多くの個人投資家にとって気になるのは、「初値がどのくらい上がるのか」という点でしょう。IPO専門サイトによる独自の初値予想レンジは1450円〜1700円とされており、公開価格と比べて大きなプレミアム(上乗せ)は限定的と見る向きが強いようです。
その主な理由として、
- 公開株数が非常に多く、需給バランスの面で「希少性」が低い
- すでに知名度の高い銀行であり、「成長ストーリー」のインパクトは新興企業ほど強くない
- 銀行株全体として、市場からの評価がやや厳しめな局面が続いている
といった点が挙げられています。
もちろん、最終的な初値は上場日当日の需給や市場全体のムードによって変わるため断定はできませんが、「短期で大きく儲けるIPO」というよりは、「中長期で成長や配当を見ながら付き合う銘柄」としてみるほうが、性格に合っているかもしれません。
今回のIPOで調達した資金の使い道
SBI新生銀行は、今回のIPOによって得た資金を運転資金に充てる方針を示しています。運転資金とは、日々の業務運営や貸出しなどを支えるための資金のことです。
銀行の場合、
- 新たな融資や投資を行うための原資となる
- 自己資本の充実を通じて、財務基盤を強化する
といった効果があり、結果的に企業や個人への金融サービス拡大につながることが期待されます。
特に、SBIグループ全体で地方銀行との連携を強めている中で、デジタル化や新サービス開発への投資も重要なテーマになります。IPOによって市場から調達した資金は、こうした成長戦略を支える土台になると考えられます。
個人投資家にとってのポイント整理
ここまでの内容を踏まえ、個人投資家の立場から今回のSBI新生銀行IPOを見る際のポイントを、やさしく整理してみます。
- 日本を代表する規模のIPOであり、注目度は高い
- 公開価格は1450円で、仮条件の上限で決定
- 時価総額は約1.3兆円と、今年最大級
- 地方銀行との連携で「第4のメガバンク」構想の中核を担う
- 事業は銀行+ノンバンクの総合金融サービス
- 配当は今後利回り2%台半ばを目指す姿勢があり、株主還元に前向き
- 一方、公開株数が非常に多く、初値の大幅な上昇は期待しにくいとの見方も
- 短期の値上がり狙いより、中長期の成長・配当狙いの投資として検討する余地
IPOというと、「すぐに値上がりする」というイメージを持たれがちですが、SBI新生銀行の場合は、安定感や中長期的な成長ストーリーを重視する投資家に向いた案件といえます。
「第4のメガバンク」は私たちの生活に何をもたらす?
最後に、「第4のメガバンク」構想が、私たちの生活にどう関係してくるのかも少し考えてみましょう。

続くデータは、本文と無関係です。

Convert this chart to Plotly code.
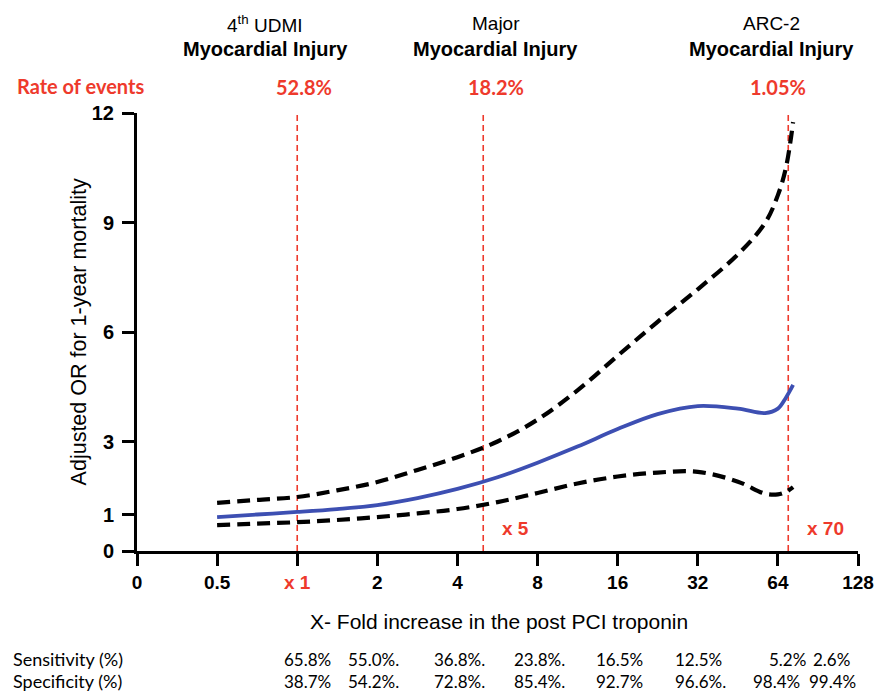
import math
import plotly.graph_objects as go

# ---------------- data ----------------
fold = [0.5, 0.707, 1, 1.41, 2, 2.83, 4, 5.66, 8, 11.3, 16, 22.6, 32, 45.3, 57.3, 64, 68.6, 73]
or_mid = [0.93, 1.00, 1.07, 1.15, 1.26, 1.45, 1.70, 2.02, 2.42, 2.86, 3.34, 3.75, 3.97, 3.90, 3.78, 3.90, 4.20, 4.55]
or_upper = [1.32, 1.40, 1.48, 1.66, 1.89, 2.22, 2.57, 3.00, 3.60, 4.40, 5.35, 6.28, 7.17, 8.13, 8.99, 9.75, 10.50, 11.75]
or_lower = [0.71, 0.75, 0.79, 0.85, 0.93, 1.03, 1.15, 1.34, 1.59, 1.85, 2.04, 2.15, 2.17, 1.90, 1.57, 1.55, 1.62, 1.75]

x_tickvals = [0.25, 0.5, 1, 2, 4, 8, 16, 32, 64, 128]
x_ticktext = ["0", "0.5", "<span style='color:#EE3A2C'>x 1</span>", "2", "4", "8", "16", "32", "64", "128"]
y_tickvals = [0, 1, 3, 6, 9, 12]

cutoffs = [1, 5, 70]
cutoff_labels = ["x 1", "x 5", "x 70"]
def_top = ["4<sup>th</sup> UDMI", "Major", "ARC-2"]
def_bottom = ["Myocardial Injury", "Myocardial Injury", "Myocardial Injury"]
event_rates = ["52.8%", "18.2%", "1.05%"]

sensitivity = ["65.8%", "55.0%.", "36.8%.", "23.8%.", "16.5%", "12.5%", "5.2%", "2.6%"]
specificity = ["38.7%", "54.2%.", "72.8%.", "85.4%.", "92.7%", "96.6%.", "98.4%", "99.4%"]

# ---------------- layout helpers ----------------
W, H = 886, 691
L, R, T, B = 137, 863, 113, 551  # plot area in pixels
RED = "#EE3A2C"
BLUE = "#3D4FB2"
ARIAL = "Liberation Sans, Arial"
CALIBRI = "Lato, Open Sans"


def px(xp):
    return (xp - L) / (R - L)


def py(yp):
    return (B - yp) / (B - T)


fig = go.Figure()

dash_line = dict(color="black", width=4.2, dash="13px,7px", shape="spline", smoothing=1.0)
fig.add_trace(go.Scatter(x=fold, y=or_upper, mode="lines", line=dash_line,
                         hoverinfo="skip", showlegend=False))
fig.add_trace(go.Scatter(x=fold, y=or_lower, mode="lines", line=dash_line,
                         hoverinfo="skip", showlegend=False))
fig.add_trace(go.Scatter(x=fold, y=or_mid, mode="lines",
                         line=dict(color=BLUE, width=3.8, shape="spline", smoothing=1.0),
                         hoverinfo="skip", showlegend=False))

shapes = []
for c in cutoffs:
    shapes.append(dict(type="line", xref="x", yref="y", x0=c, x1=c, y0=0, y1=12,
                       line=dict(color=RED, width=1.6, dash="6px,4px"), layer="below"))

annotations = []
# definition headers
head_x = [266, 498, 776]
for hx, t1, t2 in zip(head_x, def_top, def_bottom):
    annotations.append(dict(x=px(hx), y=py(24), xref="paper", yref="paper", text=t1, showarrow=False,
                            font=dict(family=ARIAL, size=19, color="black"),
                            xanchor="center", yanchor="middle"))
    annotations.append(dict(x=px(hx), y=py(49), xref="paper", yref="paper", text="<b>" + t2 + "</b>",
                            showarrow=False, font=dict(family=ARIAL, size=20, color="black"),
                            xanchor="center", yanchor="middle"))

# rate of events
annotations.append(dict(x=px(80), y=py(86), xref="paper", yref="paper", text="<b>Rate of events</b>",
                        showarrow=False, font=dict(family=CALIBRI, size=20, color=RED),
                        xanchor="center", yanchor="middle"))
rate_x = [305, 498, 782]
for rx, rt in zip(rate_x, event_rates):
    annotations.append(dict(x=px(rx), y=py(87), xref="paper", yref="paper", text="<b>" + rt + "</b>",
                            showarrow=False, font=dict(family=CALIBRI, size=20, color=RED),
                            xanchor="center", yanchor="middle"))

# cutoff labels x 5, x 70 inside plot
for c, lab in zip(cutoffs[1:], cutoff_labels[1:]):
    annotations.append(dict(x=math.log10(c), y=py(528), xref="x", yref="paper", text="<b>" + lab + "</b>",
                            showarrow=False, font=dict(family=ARIAL, size=19, color=RED),
                            xanchor="left", yanchor="middle", xshift=17))

# axis titles
annotations.append(dict(x=px(502), y=py(621), xref="paper", yref="paper",
                        text="X- Fold increase in the post PCI troponin", showarrow=False,
                        font=dict(family=ARIAL, size=21, color="black"),
                        xanchor="center", yanchor="middle"))
annotations.append(dict(x=px(79), y=py(332), xref="paper", yref="paper",
                        text="Adjusted OR for 1-year mortality", showarrow=False, textangle=-90,
                        font=dict(family=ARIAL, size=21.5, color="black"),
                        xanchor="center", yanchor="middle"))

# sensitivity / specificity table
annotations.append(dict(x=px(10), y=py(659), xref="paper", yref="paper", text="Sensitivity (%)",
                        showarrow=False, font=dict(family=CALIBRI, size=18, color="black"),
                        xanchor="left", yanchor="middle"))
annotations.append(dict(x=px(10), y=py(681), xref="paper", yref="paper", text="Specificity (%)",
                        showarrow=False, font=dict(family=CALIBRI, size=18, color="black"),
                        xanchor="left", yanchor="middle"))
sens_x = [283, 347, 434, 515, 597, 677, 771, 816]
spec_x = [283, 347, 434, 515, 597, 677, 755, 812]
for sx, cx, s, sp in zip(sens_x, spec_x, sensitivity, specificity):
    annotations.append(dict(x=px(sx), y=py(659), xref="paper", yref="paper", text=s, showarrow=False,
                            font=dict(family=CALIBRI, size=17, color="black"),
                            xanchor="left", yanchor="middle"))
    annotations.append(dict(x=px(cx), y=py(681), xref="paper", yref="paper", text=sp, showarrow=False,
                            font=dict(family=CALIBRI, size=17, color="black"),
                            xanchor="left", yanchor="middle"))

fig.update_layout(
    width=W, height=H,
    margin=dict(l=L, r=W - R, t=T, b=H - B, pad=0),
    paper_bgcolor="white", plot_bgcolor="white",
    shapes=shapes, annotations=annotations,
    showlegend=False,
    xaxis=dict(type="log", range=[math.log10(0.25), math.log10(128)], tickmode="array",
               tickvals=x_tickvals, ticktext=x_ticktext, showgrid=False, zeroline=False, showline=True,
               linecolor="black", linewidth=3, ticks="outside", ticklen=12, tickwidth=3, tickcolor="black",
               tickfont=dict(family=ARIAL, size=19, color="black", weight="bold")),
    yaxis=dict(range=[0, 12], tickmode="array", tickvals=y_tickvals, showgrid=False, zeroline=False,
               showline=True, linecolor="black", linewidth=3, ticks="outside", ticklen=12, tickwidth=3,
               tickcolor="black", ticklabelstandoff=4,
               tickfont=dict(family=ARIAL, size=20, color="black", weight="bold")),
)

fig.write_html("out.html")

SBI新生銀行を中心としたSBIグループと地方銀行の連携が進むと、
- 地方に住んでいても、都市部と同じレベルのデジタル金融サービスを受けやすくなる
- ネット銀行の便利さと、地元銀行の安心感を、両方活かしたサービスが期待できる
- 銀行間の競争が進み、手数料の引き下げやサービスの向上が進む可能性
といったメリットが考えられます。
金融は私たちの生活に密着したインフラです。今回のSBI新生銀行のIPOと「第4のメガバンク」構想は、投資家だけでなく、一般の利用者にとっても、将来の金融サービスの姿を左右する大きな動きといえるでしょう。
今後、上場後の株価推移や、地方銀行との具体的な連携の進み方によって、SBI新生銀行がどのように存在感を高めていくのか、引き続き注目が集まりそうです。